As I said, the Northern Ireland Assembly has today made progress on its legislative provision on coercive control in Northern Ireland, providing protection that abuse victims in our Province have not had to date. There are also additional replicating provisions relating to evidence given in court, which has been referred to throughout this debate. I am concerned, however, that despite that attempt to level up today, the passage of this Bill will consequently mean that Northern Ireland will remain behind the curve, with the provision of a domestic abuse commissioner available only in England and Wales; domestic abuse protection notices available only in England and Wales; domestic abuse protection orders available only in England and Wales; and a statutory duty on the provision of hostel accommodation and support services available only in England and Wales.
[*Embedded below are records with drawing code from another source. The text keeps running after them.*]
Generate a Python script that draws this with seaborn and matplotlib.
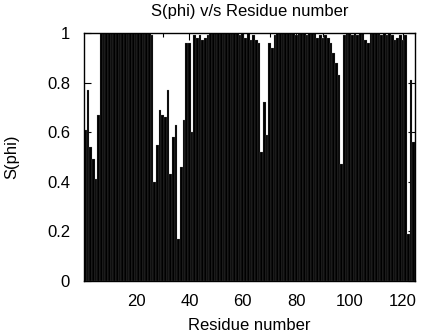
import matplotlib
matplotlib.use("Agg")
import matplotlib.pyplot as plt
from matplotlib.ticker import FormatStrFormatter
import seaborn as sns
import pandas as pd

# Residue numbers 1..124
residues = list(range(1, 125))

# S(phi) order parameter per residue
s_phi = [
    0.61, 0.77, 0.54, 0.49, 0.41, 0.67, 1.00, 1.00, 1.00, 1.00,
    1.00, 1.00, 1.00, 1.00, 1.00, 1.00, 1.00, 1.00, 1.00, 1.00,
    1.00, 1.00, 1.00, 1.00, 1.00, 0.99, 0.40, 0.55, 0.69, 0.67,
    0.66, 0.77, 0.43, 0.58, 0.63, 0.17, 0.46, 0.65, 0.96, 0.96,
    0.60, 0.99, 0.98, 0.99, 0.97, 0.98, 0.99, 1.00, 1.00, 1.00,
    1.00, 1.00, 1.00, 1.00, 1.00, 1.00, 1.00, 1.00, 0.99, 1.00,
    0.98, 1.00, 0.97, 0.99, 0.97, 0.96, 0.52, 0.72, 0.59, 0.96,
    0.94, 0.99, 1.00, 1.00, 1.00, 1.00, 1.00, 1.00, 1.00, 0.99,
    1.00, 1.00, 1.00, 0.99, 1.00, 1.00, 1.00, 0.98, 0.99, 0.98,
    0.99, 0.98, 0.96, 0.92, 0.88, 0.83, 0.47, 0.99, 1.00, 1.00,
    0.99, 1.00, 0.99, 1.00, 1.00, 0.97, 0.96, 1.00, 1.00, 1.00,
    1.00, 0.99, 1.00, 0.99, 1.00, 0.99, 0.97, 0.98, 0.99, 0.97,
    0.99, 0.19, 0.81, 0.56,
]

x_ticks = [20, 40, 60, 80, 100, 120]
x_minor = [10, 30, 50, 70, 90, 110]
y_ticks = [0, 0.2, 0.4, 0.6, 0.8, 1.0]

title = "S(phi) v/s Residue number"
xlabel = "Residue number"
ylabel = "S(phi)"

df = pd.DataFrame({"residue": residues, "s_phi": s_phi})

sns.set_theme(style="ticks")
plt.rcParams["font.family"] = ["Liberation Sans", "DejaVu Sans"]
for k in ["text.color", "axes.labelcolor", "xtick.color", "ytick.color"]:
    plt.rcParams[k] = "black"

W, H = 424, 336
fig = plt.figure(figsize=(W / 100, H / 100), dpi=100)
ax = fig.add_axes([84 / W, 1 - 281 / H, (415 - 84) / W, (281 - 33) / H])

sns.barplot(data=df, x="residue", y="s_phi", native_scale=True, color="black",
            saturation=1, width=1, edgecolor="#8a8a8a", linewidth=0.15,
            errorbar=None, ax=ax)

ax.set_xlim(0.5, 124.5)
ax.set_ylim(0, 1)
ax.set_xticks(x_ticks)
ax.set_xticks(x_minor, minor=True)
ax.set_yticks(y_ticks)
ax.yaxis.set_major_formatter(FormatStrFormatter("%g"))

fs = 12
ax.tick_params(which="major", direction="in", top=True, right=True, length=5,
               width=0.8, labelsize=fs, colors="black")
ax.tick_params(axis="y", pad=10)
ax.tick_params(axis="x", pad=9)
ax.tick_params(which="minor", direction="in", top=True, bottom=True, length=3,
               width=0.8)
for s in ax.spines.values():
    s.set_visible(True)
    s.set_linewidth(1.0)
    s.set_color("black")

ax.set_title(title, fontsize=fs, pad=12)
ax.set_xlabel(xlabel, fontsize=fs, labelpad=7)
ax.set_ylabel(ylabel, fontsize=fs, labelpad=20)

fig.savefig("out.png", dpi=100)
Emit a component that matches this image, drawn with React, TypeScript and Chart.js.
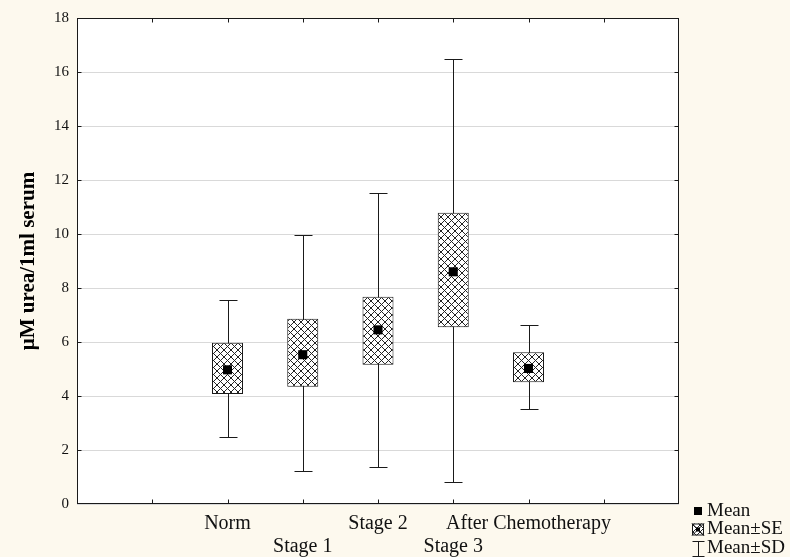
import { useEffect, useRef } from 'react';
import { Chart, registerables } from 'chart.js';

Chart.register(...registerables);

// ---- data ----
const categories = ['Norm', 'Stage 1', 'Stage 2', 'Stage 3', 'After Chemotherapy'];
const categoryPositions = [2, 3, 4, 5, 6];
const labelRows = [0, 1, 0, 1, 0];
const means = [4.97, 5.53, 6.45, 8.6, 5.02];
const seLow = [4.07, 4.34, 5.16, 6.55, 4.51];
const seHigh = [5.97, 6.86, 7.68, 10.79, 5.62];
const sdLow = [2.48, 1.23, 1.38, 0.82, 3.51];
const sdHigh = [7.56, 9.97, 11.53, 16.48, 6.63];
const yMin = 0;
const yMax = 18;
const yStep = 2;
const xMin = 0;
const xMax = 8;
const legendLabels = ['Mean', 'Mean\u00B1SE', 'Mean\u00B1SD'];
const yTitle = '\u03BCM urea/1ml serum';

const FONT = "'Liberation Serif', 'Times New Roman', serif";
const CREAM = '#fdf9ee';
const INK = '#1a1a1a';

function makePattern(): CanvasPattern | string {
  const s = 7;
  const c = document.createElement('canvas');
  c.width = s;
  c.height = s;
  const g = c.getContext('2d');
  if (!g) return '#ccc';
  g.fillStyle = '#ffffff';
  g.fillRect(0, 0, s, s);
  g.strokeStyle = '#222';
  g.lineWidth = 1;
  g.beginPath();
  g.moveTo(-1, -1);
  g.lineTo(s + 1, s + 1);
  g.moveTo(s + 1, -1);
  g.lineTo(-1, s + 1);
  g.stroke();
  const p = g.createPattern(c, 'repeat');
  return p || '#ccc';
}

export default function App() {
  const ref = useRef<HTMLCanvasElement | null>(null);

  useEffect(() => {
    const canvas = ref.current;
    if (!canvas) return;
    const pattern = makePattern();

    const plugin = {
      id: 'statFrame',
      beforeDraw(chart: any) {
        const { ctx, chartArea: a, width, height } = chart;
        ctx.save();
        ctx.fillStyle = CREAM;
        ctx.fillRect(0, 0, width, height);
        ctx.fillStyle = '#ffffff';
        ctx.fillRect(a.left, a.top, a.right - a.left, a.bottom - a.top);
        ctx.restore();
      },
      beforeDatasetsDraw(chart: any) {
        const { ctx } = chart;
        const xs = chart.scales.x;
        const ys = chart.scales.y;
        ctx.save();
        ctx.strokeStyle = INK;
        ctx.lineWidth = 1;
        for (let i = 0; i < categoryPositions.length; i++) {
          const x = Math.round(xs.getPixelForValue(categoryPositions[i])) + 0.5;
          const yHi = Math.round(ys.getPixelForValue(sdHigh[i])) + 0.5;
          const yLo = Math.round(ys.getPixelForValue(sdLow[i])) + 0.5;
          ctx.beginPath();
          ctx.moveTo(x, yHi);
          ctx.lineTo(x, yLo);
          ctx.moveTo(x - 9, yHi);
          ctx.lineTo(x + 9, yHi);
          ctx.moveTo(x - 9, yLo);
          ctx.lineTo(x + 9, yLo);
          ctx.stroke();
        }
        ctx.restore();
      },
      afterDatasetsDraw(chart: any) {
        const { ctx, chartArea: a } = chart;
        const xs = chart.scales.x;
        const ys = chart.scales.y;
        ctx.save();
        ctx.strokeStyle = INK;
        ctx.lineWidth = 1;
        const L = Math.round(a.left) + 0.5;
        const R = Math.round(a.right) - 0.5;
        const T = Math.round(a.top) + 0.5;
        const B = Math.round(a.bottom) - 0.5;
        ctx.strokeRect(L, T, R - L, B - T);
        // inward ticks
        ctx.beginPath();
        for (let v = xMin + 1; v < xMax; v++) {
          const x = Math.round(xs.getPixelForValue(v)) + 0.5;
          ctx.moveTo(x, B);
          ctx.lineTo(x, B - 4);
          ctx.moveTo(x, T);
          ctx.lineTo(x, T + 4);
        }
        for (let v = yMin + yStep; v < yMax; v += yStep) {
          const y = Math.round(ys.getPixelForValue(v)) + 0.5;
          ctx.moveTo(L, y);
          ctx.lineTo(L + 4, y);
          ctx.moveTo(R, y);
          ctx.lineTo(R - 4, y);
        }
        ctx.stroke();

        // legend
        const sx = a.right + 19;
        const tx = a.right + 28;
        const rows = [a.bottom + 6, a.bottom + 24.5, a.bottom + 43];
        ctx.font = `19px ${FONT}`;
        ctx.fillStyle = '#111';
        ctx.textAlign = 'left';
        ctx.textBaseline = 'middle';
        // Mean symbol
        ctx.fillStyle = '#000';
        ctx.fillRect(sx - 4, rows[0] - 3, 8, 8);
        // SE symbol
        ctx.fillStyle = pattern as any;
        ctx.fillRect(sx - 6, rows[1] - 5, 12, 12);
        ctx.strokeStyle = INK;
        ctx.strokeRect(sx - 6 + 0.5, rows[1] - 5 + 0.5, 11, 11);
        ctx.beginPath();
        ctx.moveTo(sx - 6, rows[1] - 5);
        ctx.lineTo(sx + 6, rows[1] + 7);
        ctx.moveTo(sx + 6, rows[1] - 5);
        ctx.lineTo(sx - 6, rows[1] + 7);
        ctx.stroke();
        ctx.fillStyle = '#000';
        ctx.fillRect(sx - 2, rows[1] - 1, 4, 4);
        // SD symbol
        const cx = Math.round(sx) + 0.5;
        ctx.beginPath();
        ctx.moveTo(cx - 6, Math.round(rows[2] - 6) + 0.5);
        ctx.lineTo(cx + 6, Math.round(rows[2] - 6) + 0.5);
        ctx.moveTo(cx, rows[2] - 6);
        ctx.lineTo(cx, rows[2] + 9);
        ctx.moveTo(cx - 6, Math.round(rows[2] + 9) + 0.5);
        ctx.lineTo(cx + 6, Math.round(rows[2] + 9) + 0.5);
        ctx.stroke();
        ctx.fillStyle = '#111';
        for (let i = 0; i < legendLabels.length; i++) {
          ctx.fillText(legendLabels[i], tx, rows[i] + 1);
        }
        ctx.restore();
      },
    };

    const chart = new Chart(canvas, {
      type: 'bar',
      data: {
        datasets: [
          {
            type: 'scatter',
            label: 'Mean',
            data: categoryPositions.map((x, i) => ({ x, y: means[i] })),
            pointStyle: 'rect',
            pointRadius: 6.4,
            pointBackgroundColor: '#000',
            pointBorderWidth: 0,
            showLine: false,
            order: 0,
          } as any,
          {
            type: 'bar',
            label: 'Mean\u00B1SE',
            data: categoryPositions.map((x, i) => ({ x, y: [seLow[i], seHigh[i]] })),
            backgroundColor: pattern as any,
            borderColor: INK,
            borderWidth: 1,
            borderSkipped: false,
            barThickness: 31,
            inflateAmount: 0,
            order: 1,
          } as any,
        ],
      },
      options: {
        responsive: false,
        animation: false,
        events: [],
        layout: { padding: { left: 0, right: 111, top: 18, bottom: 0 } },
        plugins: {
          legend: { display: false },
          tooltip: { enabled: false },
        },
        scales: {
          x: {
            type: 'linear',
            min: xMin,
            max: xMax,
            offset: false,
            afterFit: (s: any) => {
              s.height = 53;
            },
            grid: { display: true, drawOnChartArea: false, drawTicks: false, offset: false },
            border: { display: false },
            ticks: {
              stepSize: 1,
              autoSkip: false,
              maxRotation: 0,
              minRotation: 0,
              padding: 8,
              color: '#111',
              font: { family: FONT, size: 20, lineHeight: 1.15 },
              callback: (value: any) => {
                const idx = categoryPositions.indexOf(Number(value));
                if (idx < 0) return '';
                return labelRows[idx] === 1 ? ['', categories[idx]] : categories[idx];
              },
            },
          },
          y: {
            type: 'linear',
            min: yMin,
            max: yMax,
            afterFit: (s: any) => {
              s.width = 77;
            },
            grid: { color: '#d9d9d9', drawTicks: false, lineWidth: 1 },
            border: { display: false },
            ticks: {
              stepSize: yStep,
              padding: 8,
              color: '#111',
              font: { family: FONT, size: 15 },
            },
            title: {
              display: true,
              text: yTitle,
              color: '#000',
              padding: { top: 16, bottom: 0 },
              font: { family: FONT, size: 21, weight: 'bold', lineHeight: 1.2 },
            },
          },
        },
      } as any,
      plugins: [plugin as any],
    });

    return () => {
      chart.destroy();
    };
  }, []);

  return (
    <div style={{ position: 'absolute', left: 0, top: 0, width: 790, height: 557, background: CREAM }}>
      <canvas ref={ref} width={790} height={557} style={{ display: 'block', width: 790, height: 557 }} />
    </div>
  );
}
Women’s Aid in Northern Ireland, which is one sterling example of the important and vital work that is done, has provided 654 woman with refuge accommodation over the past year, but has highlighted the fact that 381 others could not secure a necessary space. None of the important progressive provisions that I have just mentioned feature in the Northern Ireland Bill that was before the Assembly today. I trust that through the passage of the Northern Ireland legislation, the Minister and my colleague Paul Givan MLA, who is Justice Committee Chair, will resolve that in Committee, if they can draw on the benefits of the legislation that we are considering. In catching up with one aspect of protection for Northern Ireland victims of domestic abuse, we do not want to lag behind in others.

I have never spoken on this legislation without highlighting the lack of legislative protection against stalking in Northern Ireland. As is clear from the Bill, in part 2 of schedule 2, the extraterritorial provisions that apply in Scotland specifically include stalking; those provisions are absent from part 3 of that schedule, which relates to Northern Ireland, because in Northern Ireland we do not have stalking legislation as part of our framework. I earnestly hope that that is yet another absent gap that the Northern Ireland Assembly will consider and incorporate; it is a glaring disparity in the protections for victims of domestic abuse in Northern Ireland.

Additionally, I trust that the rationale for failing to incorporate in the Bill at an earlier stage provisions on stalking for Northern Ireland—that it would have been out of scope—will similarly apply to the enthusiastic suggestion that some hon. Members would seek to hijack this Bill to make sweeping changes to the Abortion Act 1967.

With femicide rates in Northern Ireland being the highest in Europe, and comparable to Romania, and with a high-profile domestic murder in Northern Ireland last weekend, these changes could not come quickly enough.